C’est quoi ce gros retour de hype sur Jean-Jacques Goldman ?

Un livre, un film centré sur la vie romanesque de son frère, un spectacle musical (L’héritage Goldman), un nouveau titre écrit pour Sarah Brightman (« Le bonheur est multicolore ») ou encore des albums hommages où ses singles sont tour à tour repris façon gospel ou en mode celtique. C’est un fait : la personnalité préférée des français pour la douzième année consécutive génère fantasmes et nostalgie populaires. Pourquoi lui ? Pourquoi maintenant ? Là est la question.
  • Il faut croire que le passé n’est jamais vraiment de l’histoire ancienne. On tient pour preuve le cas Jean-Jacques Goldman, absent des médias et des bacs à disques depuis 20 ans (« Un tour ensemble » en 2003), et pourtant omniprésent en cet automne. Qu’importent les transformations profondes connues par la société française ces deux dernières décennies, qu’importent les tendances musicales et son retrait volontaire de la sphère artistique, l’auteur de Je te donne est partout, y compris à la Star Academy (Au bout de mes rêves est la chanson phare de la nouvelle saison) ou en couverture des médias, du Point, qui est allé jusqu’à titrer « Les années Goldman : quand la France s'aimait », à L’Équipe, qui a visiblement décidé de profiter de l’engouement pour revenir sur la jeunesse de la star, en partie passée sur des cours de tennis.

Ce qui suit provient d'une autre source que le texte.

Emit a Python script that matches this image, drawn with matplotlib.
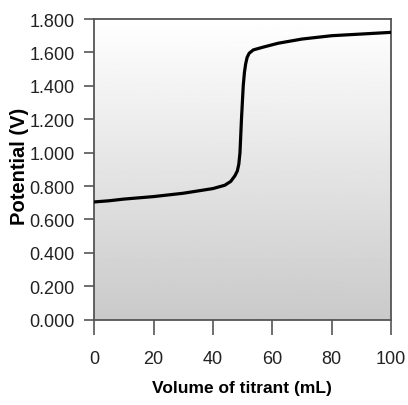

    À chaque fois, tout est fait pour faire de ce bon vieux JJG un homme normal, à la hauteur de la population, dont la discographie, si honnête, si populaire, ne laisse finalement d’autres choix que de nous y accrocher, tel ces monuments historiques que l'on garde en points de repères dans des villes inconnues, rappelant au passage ces mots, écrits par Agnès Gayraud dans son ouvrage Dialectique de la pop : « Une chanson ne devient un hit qu’à la mesure de sa capacité à nous ramener toujours à elle ».

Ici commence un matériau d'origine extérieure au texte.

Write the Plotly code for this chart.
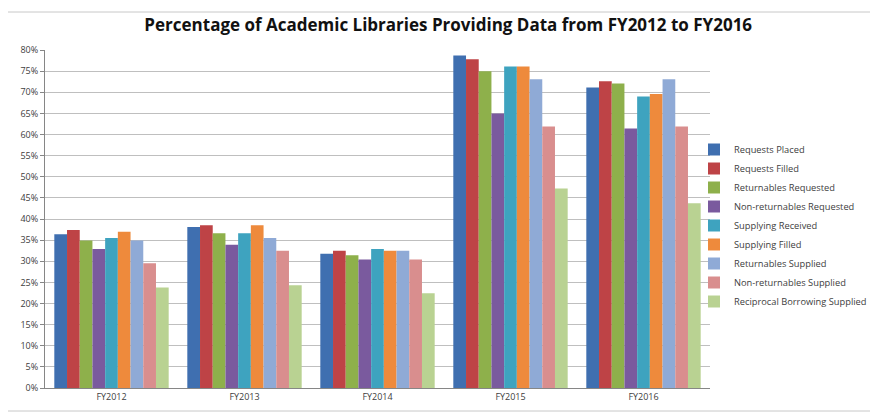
import plotly.graph_objects as go

years = ["FY2012", "FY2013", "FY2014", "FY2015", "FY2016"]
series_names = [
    "Requests Placed", "Requests Filled", "Returnables Requested",
    "Non-returnables Requested", "Supplying Received", "Supplying Filled",
    "Returnables Supplied", "Non-returnables Supplied", "Reciprocal Borrowing Supplied",
]
requests_placed = [36.4, 38.1, 31.8, 78.7, 71.1]
requests_filled = [37.4, 38.5, 32.5, 77.8, 72.6]
returnables_requested = [34.9, 36.6, 31.4, 75.0, 72.1]
nonreturnables_requested = [32.9, 33.9, 30.4, 65.0, 61.4]
supplying_received = [35.5, 36.6, 32.9, 76.1, 69.0]
supplying_filled = [37.0, 38.5, 32.5, 76.1, 69.6]
returnables_supplied = [34.9, 35.5, 32.5, 73.1, 73.1]
nonreturnables_supplied = [29.5, 32.5, 30.4, 61.9, 61.9]
reciprocal_supplied = [23.8, 24.3, 22.4, 47.2, 43.7]

series_values = [
    requests_placed, requests_filled, returnables_requested,
    nonreturnables_requested, supplying_received, supplying_filled,
    returnables_supplied, nonreturnables_supplied, reciprocal_supplied,
]
colors = ["#3F6FB0", "#BE4346", "#8EB04B", "#7A5A9E", "#3EA3BF",
          "#EE8A3C", "#8FAAD6", "#D98E8E", "#B9D292"]

fig = go.Figure()
for name, vals, c in zip(series_names, series_values, colors):
    fig.add_trace(go.Bar(x=years, y=[v / 100 for v in vals], name=name,
                         marker=dict(color=c, line=dict(width=0))))

# page has an 8px body margin; figure sized/offset to compensate
W, H = 870, 407
L, T, R, B = 37, 42, 168, 27
pw, ph = W - L - R, H - T - B

fig.update_layout(
    width=W, height=H,
    barmode="group", bargap=0.14, bargroupgap=0,
    paper_bgcolor="white", plot_bgcolor="white",
    margin=dict(l=L, r=R, t=T, b=B, autoexpand=False),
    font=dict(family="Open Sans, sans-serif", size=9, color="#404040"),
    title=dict(text="<b>Percentage of Academic Libraries Providing Data from FY2012 to FY2016</b>",
               x=0.506, xanchor="center", y=0.958, yanchor="middle",
               font=dict(size=17, color="#111111", family="Open Sans, sans-serif")),
    legend=dict(xref="container", yref="container",
                x=686 / W, y=1 - 127 / H, xanchor="left", yanchor="top",
                bgcolor="rgba(0,0,0,0)",
                font=dict(size=9.3, color="#404040"), tracegroupgap=0),
    showlegend=True,
)
fig.update_yaxes(range=[0, 0.8], dtick=0.05, tickformat=".0%",
                 showgrid=True, gridcolor="#BFBFBF", gridwidth=1,
                 showline=True, linecolor="#868686", ticks="outside", ticklen=4,
                 tickcolor="#868686", zeroline=False)
fig.update_xaxes(showline=True, linecolor="#868686", ticks="", showgrid=False)
fig.add_shape(type="rect", xref="paper", yref="paper",
              x0=(-4 - L) / pw, x1=(866 - L) / pw, y0=-(B - 4) / ph, y1=1 + (T - 4) / ph,
              line=dict(color="#C8C8C8", width=1))

fig.write_html("out.html")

    Si le propos d’Agnès Gayraud ne se focalise pas sur le cas Jean-Jacques Goldman, force est de constater qu’il s’applique parfaitement à la carrière du Français, dont les tubes, nombreux, très nombreux, continuent encore aujourd’hui d’être massivement diffusés. Et pas uniquement sur Radio Nostalgie : La vie par procuration, Il suffira d'un signe, Envole-moi ou, par extension, les fameux J'irai où tu iras et Pour que tu m’aimes encore écrits pour Céline Dion, tous ces titres sont systématiquement joués dans des bars, des fêtes de famille, des karaokés ou des soirées d’étudiants même pas nés au moment de la sortie du dernier véritable album de Goldman (« Chansons pour les pieds », 2001).

    Tout l’enjeu est maintenant de savoir pourquoi : pourquoi JJG plutôt qu’un autre ? Pourquoi ce retour de hype en 2023 ? Pourtant tant d’engouement au sujet d’un fin mélomane, certes, mais dont l’intelligelliblité des paroles compte finalement moins que leur articulation, leur sonorité ? Peut-être est-ce, en ces temps troublés, un moyen de se raccrocher à un référent commun, de plonger avec enthousiasme et nostalgie dans des tubes qui réconfortent quoiqu’il arrive. Peut-être est-ce simplement dû à la puissance de ses morceaux, dont on constate chaque année l’intemporalité.

    Peut-être est-ce aussi une fascination pour une vedette qui, alors que l’époque est à l’omniprésence médiatique ou au grand déballage de soi sur les réseaux, a préféré choisir une autre option : figure populaire par excellente, Jean-Jacques Goldman a en effet privilégié le retrait comme ultime manière d’affirmer quelque chose de lui-même, se taire étant finalement le meilleur moyen de reprendre possession de sa vie.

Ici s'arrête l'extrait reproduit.